--- Data segment ---

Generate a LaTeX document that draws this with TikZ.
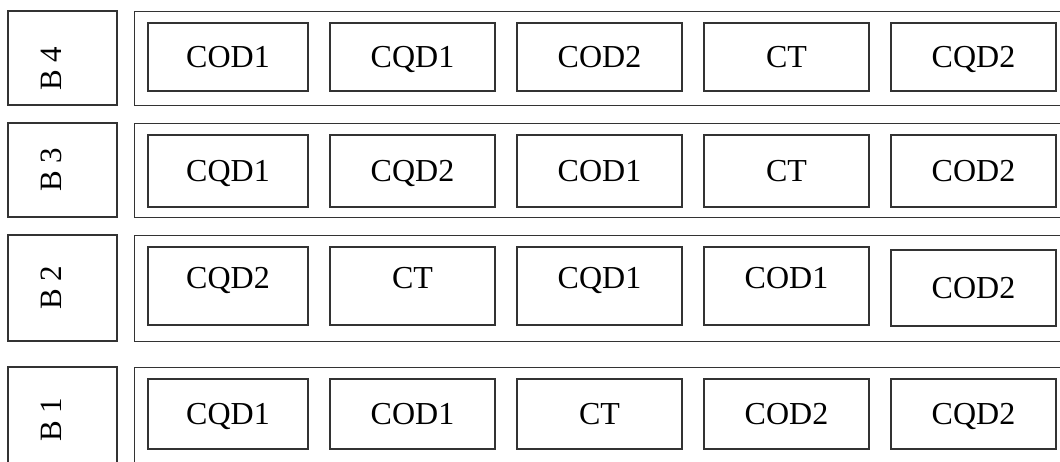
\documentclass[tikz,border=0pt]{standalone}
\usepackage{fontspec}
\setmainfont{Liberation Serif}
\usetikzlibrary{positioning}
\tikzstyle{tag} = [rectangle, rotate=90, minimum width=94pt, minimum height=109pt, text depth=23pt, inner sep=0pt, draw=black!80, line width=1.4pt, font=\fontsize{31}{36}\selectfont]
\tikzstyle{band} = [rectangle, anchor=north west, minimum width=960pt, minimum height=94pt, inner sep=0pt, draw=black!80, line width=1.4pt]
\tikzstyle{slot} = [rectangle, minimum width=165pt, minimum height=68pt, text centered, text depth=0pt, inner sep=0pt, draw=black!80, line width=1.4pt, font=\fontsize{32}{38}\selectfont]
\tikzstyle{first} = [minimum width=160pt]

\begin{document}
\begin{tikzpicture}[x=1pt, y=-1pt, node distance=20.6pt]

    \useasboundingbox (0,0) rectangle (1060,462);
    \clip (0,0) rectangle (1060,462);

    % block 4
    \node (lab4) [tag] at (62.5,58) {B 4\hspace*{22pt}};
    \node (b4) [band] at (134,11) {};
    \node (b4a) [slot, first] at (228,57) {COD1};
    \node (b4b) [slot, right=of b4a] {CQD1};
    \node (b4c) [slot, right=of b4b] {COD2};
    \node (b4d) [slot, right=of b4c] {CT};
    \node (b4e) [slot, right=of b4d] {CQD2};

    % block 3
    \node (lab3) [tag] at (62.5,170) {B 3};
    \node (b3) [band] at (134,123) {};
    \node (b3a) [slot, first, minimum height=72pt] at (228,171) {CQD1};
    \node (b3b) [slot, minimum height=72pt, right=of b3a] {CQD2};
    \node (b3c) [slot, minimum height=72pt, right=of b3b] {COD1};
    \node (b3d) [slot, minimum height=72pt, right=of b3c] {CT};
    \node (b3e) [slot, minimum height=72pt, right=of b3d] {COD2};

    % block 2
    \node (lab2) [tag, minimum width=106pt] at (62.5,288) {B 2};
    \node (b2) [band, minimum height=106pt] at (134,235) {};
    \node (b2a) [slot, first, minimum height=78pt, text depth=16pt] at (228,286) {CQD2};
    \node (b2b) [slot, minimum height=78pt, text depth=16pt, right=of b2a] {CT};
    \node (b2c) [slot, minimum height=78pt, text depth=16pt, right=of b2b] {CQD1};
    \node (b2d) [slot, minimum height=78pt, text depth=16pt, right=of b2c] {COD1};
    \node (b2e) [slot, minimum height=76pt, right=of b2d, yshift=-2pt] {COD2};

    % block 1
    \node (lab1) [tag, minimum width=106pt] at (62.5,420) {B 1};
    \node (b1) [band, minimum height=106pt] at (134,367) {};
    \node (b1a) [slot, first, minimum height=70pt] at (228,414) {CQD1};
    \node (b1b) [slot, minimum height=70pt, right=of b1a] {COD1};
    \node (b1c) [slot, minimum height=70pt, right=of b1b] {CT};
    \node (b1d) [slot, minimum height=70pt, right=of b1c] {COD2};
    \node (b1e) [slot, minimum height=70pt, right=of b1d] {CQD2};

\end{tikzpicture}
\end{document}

---

__Goal of the exercise__:
Repeat the data exactly, excluding the pictures.

__Finished task__:
Generate a LaTeX document that draws this with TikZ.
\documentclass[tikz,border=0pt]{standalone}
\usepackage{fontspec}
\setmainfont{Liberation Serif}
\usetikzlibrary{positioning}
\tikzstyle{tag} = [rectangle, rotate=90, minimum width=94pt, minimum height=109pt, text depth=23pt, inner sep=0pt, draw=black!80, line width=1.4pt, font=\fontsize{31}{36}\selectfont]
\tikzstyle{band} = [rectangle, anchor=north west, minimum width=960pt, minimum height=94pt, inner sep=0pt, draw=black!80, line width=1.4pt]
\tikzstyle{slot} = [rectangle, minimum width=165pt, minimum height=68pt, text centered, text depth=0pt, inner sep=0pt, draw=black!80, line width=1.4pt, font=\fontsize{32}{38}\selectfont]
\tikzstyle{first} = [minimum width=160pt]

\begin{document}
\begin{tikzpicture}[x=1pt, y=-1pt, node distance=20.6pt]

    \useasboundingbox (0,0) rectangle (1060,462);
    \clip (0,0) rectangle (1060,462);

    % block 4
    \node (lab4) [tag] at (62.5,58) {B 4\hspace*{22pt}};
    \node (b4) [band] at (134,11) {};
    \node (b4a) [slot, first] at (228,57) {COD1};
    \node (b4b) [slot, right=of b4a] {CQD1};
    \node (b4c) [slot, right=of b4b] {COD2};
    \node (b4d) [slot, right=of b4c] {CT};
    \node (b4e) [slot, right=of b4d] {CQD2};

    % block 3
    \node (lab3) [tag] at (62.5,170) {B 3};
    \node (b3) [band] at (134,123) {};
    \node (b3a) [slot, first, minimum height=72pt] at (228,171) {CQD1};
    \node (b3b) [slot, minimum height=72pt, right=of b3a] {CQD2};
    \node (b3c) [slot, minimum height=72pt, right=of b3b] {COD1};
    \node (b3d) [slot, minimum height=72pt, right=of b3c] {CT};
    \node (b3e) [slot, minimum height=72pt, right=of b3d] {COD2};

    % block 2
    \node (lab2) [tag, minimum width=106pt] at (62.5,288) {B 2};
    \node (b2) [band, minimum height=106pt] at (134,235) {};
    \node (b2a) [slot, first, minimum height=78pt, text depth=16pt] at (228,286) {CQD2};
    \node (b2b) [slot, minimum height=78pt, text depth=16pt, right=of b2a] {CT};
    \node (b2c) [slot, minimum height=78pt, text depth=16pt, right=of b2b] {CQD1};
    \node (b2d) [slot, minimum height=78pt, text depth=16pt, right=of b2c] {COD1};
    \node (b2e) [slot, minimum height=76pt, right=of b2d, yshift=-2pt] {COD2};

    % block 1
    \node (lab1) [tag, minimum width=106pt] at (62.5,420) {B 1};
    \node (b1) [band, minimum height=106pt] at (134,367) {};
    \node (b1a) [slot, first, minimum height=70pt] at (228,414) {CQD1};
    \node (b1b) [slot, minimum height=70pt, right=of b1a] {COD1};
    \node (b1c) [slot, minimum height=70pt, right=of b1b] {CT};
    \node (b1d) [slot, minimum height=70pt, right=of b1c] {COD2};
    \node (b1e) [slot, minimum height=70pt, right=of b1d] {CQD2};

\end{tikzpicture}
\end{document}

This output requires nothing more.